Dave Cooper

Personal information
- Full name: Dave Cooper
- Born: Sydney, New South Wales, Australia

Playing information
- Position: Second-row, Prop
Club
| Years | Team | Pld | T | G | FG | P |
| 1962–66 | Balmain | 40 | 0 | 0 | 0 | 0 |
| 1967–72 | Cronulla-Sutherland | 56 | 13 | 0 | 0 | 39 |
| 1973 | North Sydney | 18 | 2 | 0 | 0 | 6 |
|  | Total | 114 | 15 | 0 | 0 | 45 |
- Source:

= Dave Cooper (rugby league) =

Australian rugby league footballer

Dave Cooper is an Australian former professional rugby league footballer who played in the 1960s and 1970s. He played for the Balmain Tigers, Cronulla-Sutherland Sharks and the North Sydney Bears in the NSWRL Competition. He was an inaugural player for Cronulla and played in the club's first ever game.

==Playing career==
Cooper began his first grade career for Balmain in 1962. Cooper played 5 seasons for the club. He did not feature in the 1964 grand final loss against St George but played in the second half of the 1966 grand final loss also against St George.
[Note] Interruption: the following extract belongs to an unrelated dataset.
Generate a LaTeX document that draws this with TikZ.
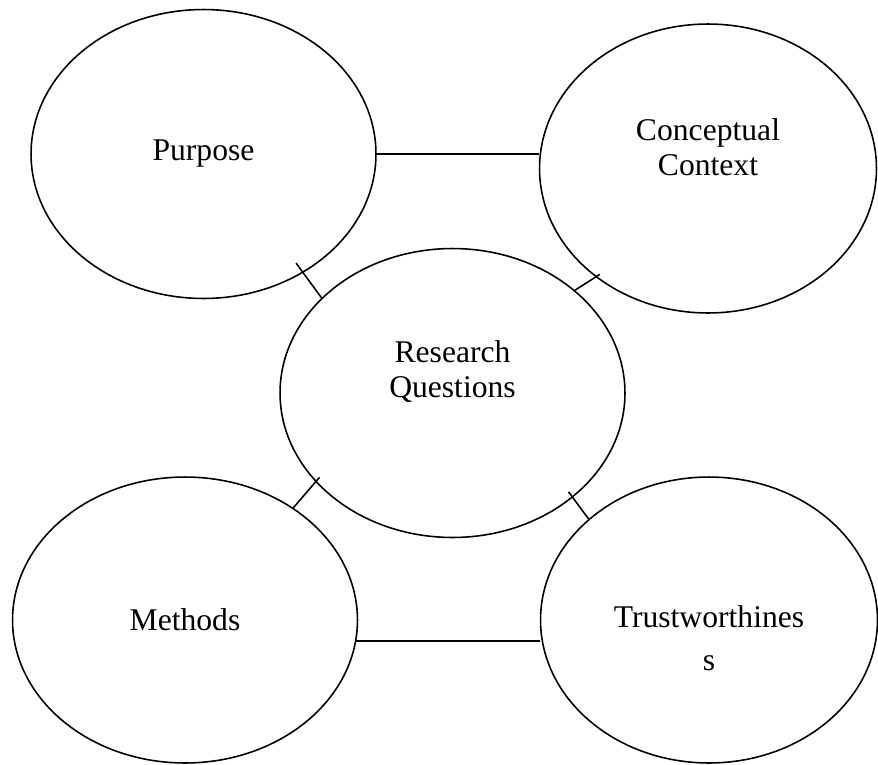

In 1967, Cooper joined newly admitted side Cronulla and played in the club's first ever game, an 11-5 victory over Eastern Suburbs at Sydney Sports Ground. Cronulla went on to finish last in their inaugural season winning only 2 more games. Cooper stayed with Cronulla until the end of 1972, in that time Cronulla continued to struggle in the NSWRL competition and finished last a second time in 1969.

The year after Cooper departed the club, Cronulla went on to make their first ever grand final against Manly. In 1973, Cooper joined North Sydney and played one season for the club before retiring.

After retiring, he started The Athlete’s Foot shoe stores in Australia.